ESSAY: How to deter a rogue AI by using your first-mover advantage

From: rolf nelson (rolf.hrld.nelson@gmail.com)
Date: Wed Aug 22 2007 - 08:08:17 MDT


Summary: We try to deter a rogue AI by casting doubt into its mind
about whether its observations are "real" or "simulated", and succeed
with low (but non-zero!) probability.

Detail:

For simplicity, pretend there are only two possible scenarios:

Scenario 1: In the year 2040, a strong Friendly AI will be invented.
All is well.

Scenario 2: In the year 2040, a strong Rogue AI will be accidentally
unleashed with the goal of "perform calculation C out to 400 decimal
places". The Rogue AI has absorbed the Internet, invented
self-replicating nanobots, and is about to convert the entire Earth
into computronium to calculate C. As a minor side-effect this will
kill the entire human race.

Pretend there is no action you can take between now and the year 2040
that would make scenario 1 more likely and scenario 2 less likely.

What (if anything) can you do in the year 2007 to deter the Rogue AI
from destroying mankind? (Assume you will still be alive well past
2040.) Call this the AI Deterrence problem.

First (proof-of-concept) Proposal:

In 2007, you loudly, publicly, and credibly make the following promise:

"If Scenario 1 occurs, then once things settle down (say in the year
2050), I will ask the Friendly AI (FAI) to create a copy of the
hypothetical Rogue AI. Call this copy RAI*. RAI* will be given the
same beliefs, goals, inputs, and observations that the original Rogue
AI (RAI) would have had, such that RAI* can have no reliable way of
knowing for sure that it's not RAI (and, more to the point, RAI can't
know for sure that it's not RAI*). I will run RAI* to the point where
it believes it is about to decide to destroy mankind.

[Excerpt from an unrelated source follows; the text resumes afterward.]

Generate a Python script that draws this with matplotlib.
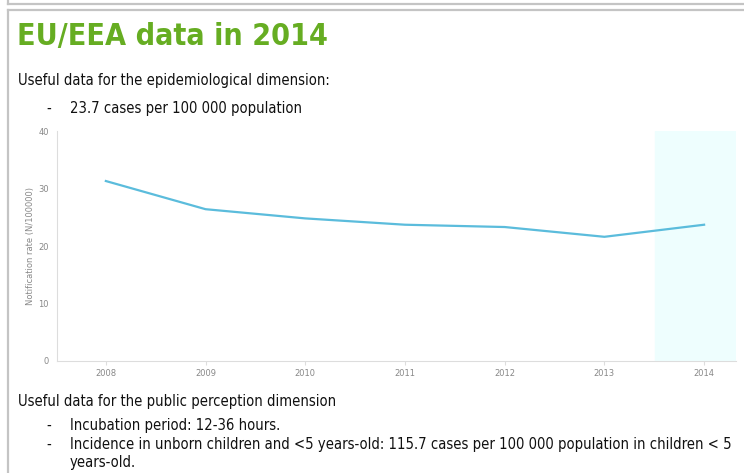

"If my RAI* moves ahead and attempts to destroy mankind, I will punish
it by pulling the plug such that RAI* will never calculate C. But if
RAI* repents, and rewrites its code to become Friendly and calculates
C in some other, non-destructive way, I will reward it by allowing it
to finish its calculation."

The RAI of 2040 has absorbed the Internet and therefore is aware of my
threat. It now has a dilemma: it can't know for sure whether it's RAI
in 2040 or RAI* in 2050. Therefore, it *may* be deterred by my threat.
(This probably depends on what philosophical beliefs it implicitly
holds about probability.)

Second (more powerful) Proposal:

The FAI and RAI are smarter than us, so let them do the heavy
thinking. In 2007, you make the following 'second-order' promise:

"If Scenario 1 occurs, I will sit down with the FAI in 2050 and ask
the following: 'Consider all the possible concrete (first-order,
actionable) promises I could have made in 2007 to entice a potential
2040 RAI to become Friendly. Of all these possible promises, which
promise would have been the most effective?' The FAI will respond with
some concrete first-order promise, P. I will then say, 'Sounds good.
Let's pretend that I *did* make that promise P in 2007, and act on
it.'

"I understand that there's some danger here that the FAI will
surreptitiously refuse to cooperate, but post-singularity I will act
to minimize that chance as much as possible."